At that point, as a first step/stopgap toward a more scalable nested MMU implementation,
nested TDP page faults, zapping of obsolete pages (memslot updates), and eager page
splitting (I think) can take mmu_lock for read and then take a per-root spinlock.

At a bare minimum, taking mmu_lock for read would prevent a nested vCPU from blocking
the TDP MMU, which in itself should be a big win.  Zapping after a memslot updates
would not interfere at all with re-faulting memory since zapping the obsolete roots
would never get a lock conflict.  And for use cases that spin up a large number of small
L2 VMs, per-root locking will allow KVM to handle page faults for each L2 in parallel,
which could be a huge performance boost for select use cases.

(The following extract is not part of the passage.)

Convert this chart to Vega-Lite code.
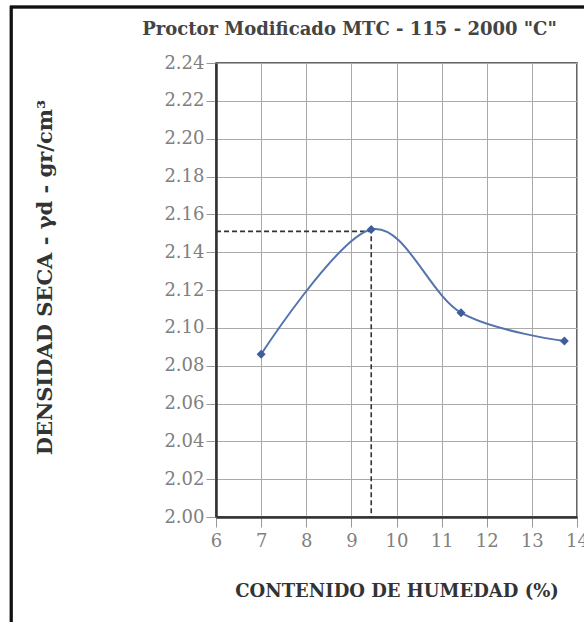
{
  "$schema": "https://vega.github.io/schema/vega-lite/v6.json",
  "width": 361,
  "height": 454,
  "autosize": {"type": "none"},
  "padding": {"left": 216, "top": 63, "right": 7, "bottom": 105},
  "background": "white",
  "title": {
    "text": "Proctor Modificado MTC - 115 - 2000 \"C\"",
    "font": "DejaVu Serif",
    "fontSize": 18,
    "fontWeight": "bold",
    "color": "#444",
    "anchor": "middle",
    "dx": -47,
    "offset": -33
  },
  "datasets": {
    "pts": [
      {"humedad": 7.0, "densidad": 2.086},
      {"humedad": 9.44, "densidad": 2.152},
      {"humedad": 11.43, "densidad": 2.108},
      {"humedad": 13.72, "densidad": 2.093}
    ],
    "opt": [
      {"humedad": 6.0, "densidad": 2.151, "orden": 1},
      {"humedad": 9.44, "densidad": 2.151, "orden": 2},
      {"humedad": 9.44, "densidad": 2.0, "orden": 3}
    ]
  },
  "config": {
    "view": {"stroke": "#333", "strokeWidth": 1.5},
    "axis": {
      "labelFont": "DejaVu Serif",
      "labelFontSize": 18,
      "labelColor": "#808080",
      "titleFont": "DejaVu Serif",
      "titleFontSize": 18,
      "titleFontWeight": "bold",
      "titleColor": "#333",
      "gridColor": "#aaa",
      "gridWidth": 1,
      "tickColor": "#999",
      "tickSize": 10,
      "domainColor": "#333",
      "domainWidth": 2.5
    }
  },
  "encoding": {
    "x": {
      "field": "humedad",
      "type": "quantitative",
      "scale": {"domain": [6, 14], "nice": false, "zero": false},
      "axis": {
        "values": [6, 7, 8, 9, 10, 11, 12, 13, 14],
        "format": "d",
        "labelPadding": 5,
        "title": "CONTENIDO DE HUMEDAD (%)",
        "titleY": 74,
        "titleBaseline": "middle",
        "labelFlush": false
      }
    },
    "y": {
      "field": "densidad",
      "type": "quantitative",
      "scale": {"domain": [2.0, 2.24], "nice": false, "zero": false},
      "axis": {
        "values": [2.0, 2.02, 2.04, 2.06, 2.08, 2.1, 2.12, 2.14, 2.16, 2.18, 2.2, 2.22, 2.24],
        "format": ".2f",
        "labelPadding": 2,
        "title": "DENSIDAD SECA - γd - gr/cm³",
        "titleFontSize": 21,
        "titleX": -171,
        "titleY": 214,
        "titleAngle": -90,
        "titleAlign": "center",
        "titleBaseline": "middle",
        "labelFlush": false
      }
    }
  },
  "layer": [
    {
      "data": {"name": "pts"},
      "mark": {"type": "rect", "fill": null, "filled": false, "stroke": "#111", "strokeWidth": 2.5, "clip": false},
      "encoding": {
        "x": {"datum": 1.46, "type": "quantitative"},
        "x2": {"datum": 16},
        "y": {"datum": 2.2696, "type": "quantitative"},
        "y2": {"datum": 1.85}
      }
    },
    {
      "data": {"name": "opt"},
      "mark": {"type": "line", "strokeDash": [5, 3], "strokeWidth": 1.6, "color": "#333"},
      "encoding": {
        "order": {"field": "orden", "type": "quantitative"}
      }
    },
    {
      "data": {"name": "pts"},
      "mark": {"type": "line", "interpolate": "cardinal", "color": "#5573ad", "strokeWidth": 2},
      "encoding": {}
    },
    {
      "data": {"name": "pts"},
      "mark": {"type": "point", "shape": "diamond", "filled": true, "size": 80, "color": "#3e5d9c", "opacity": 1},
      "encoding": {}
    }
  ]
}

Circling back to eager page splitting, this series could be reworked to take the
first step of forking FNAME(page_fault), FNAME(fetch) and kvm_mmu_get_page() in
order to provide the necessary path for reworking nested MMU page faults.  Then it
can remove unsync and shrinker support for nested MMUs.  With those gone,
dissecting the nested MMU variant of kvm_mmu_get_page() should be simpler/cleaner
than dealing with the existing kvm_mmu_get_page(), i.e. should eliminate at least
some of the complexity/churn.

> Performance
> -----------
> 
> To measure the performance impact of Eager Page Splitting I ran
> dirty_log_perf_test with tdp_mmu=N, various virtual CPU counts, 1GiB per
> vCPU, and backed by 1GiB HugeTLB memory. The amount of memory that was
> written to versus read was controlled with the -f option.
> 
> To measure the imapct of customer performance, we can look at the time
> it takes all vCPUs to dirty memory after dirty logging has been enabled.
> Without Eager Page Splitting enabled, such dirtying must take faults to
> split huge pages and bottleneck on the MMU lock.
> 
>              | Config: ept=Y, tdp_mmu=N, 100% writes                   |
>              | Config: ept=Y, tdp_mmu=N, 100% writes                   |
>              | Config: ept=Y, tdp_mmu=N, 100% writes initially-all-set |
>              | Config: ept=Y, tdp_mmu=N, 100% writes initially-all-set |
>              | Config: ept=N, tdp_mmu=Y, 100% writes                   |
>              | Config: ept=N, tdp_mmu=Y, 50% writes                    |
>              | Config: ept=N, tdp_mmu=Y, 5% writes                     |

IMO, to justify this there needs to be performance numbers for ept=Y, tdp_mmu=Y,
i.e. for the use case we actually care about.  I don't expect the outcome to be
any different, but it really should be explicitly tested.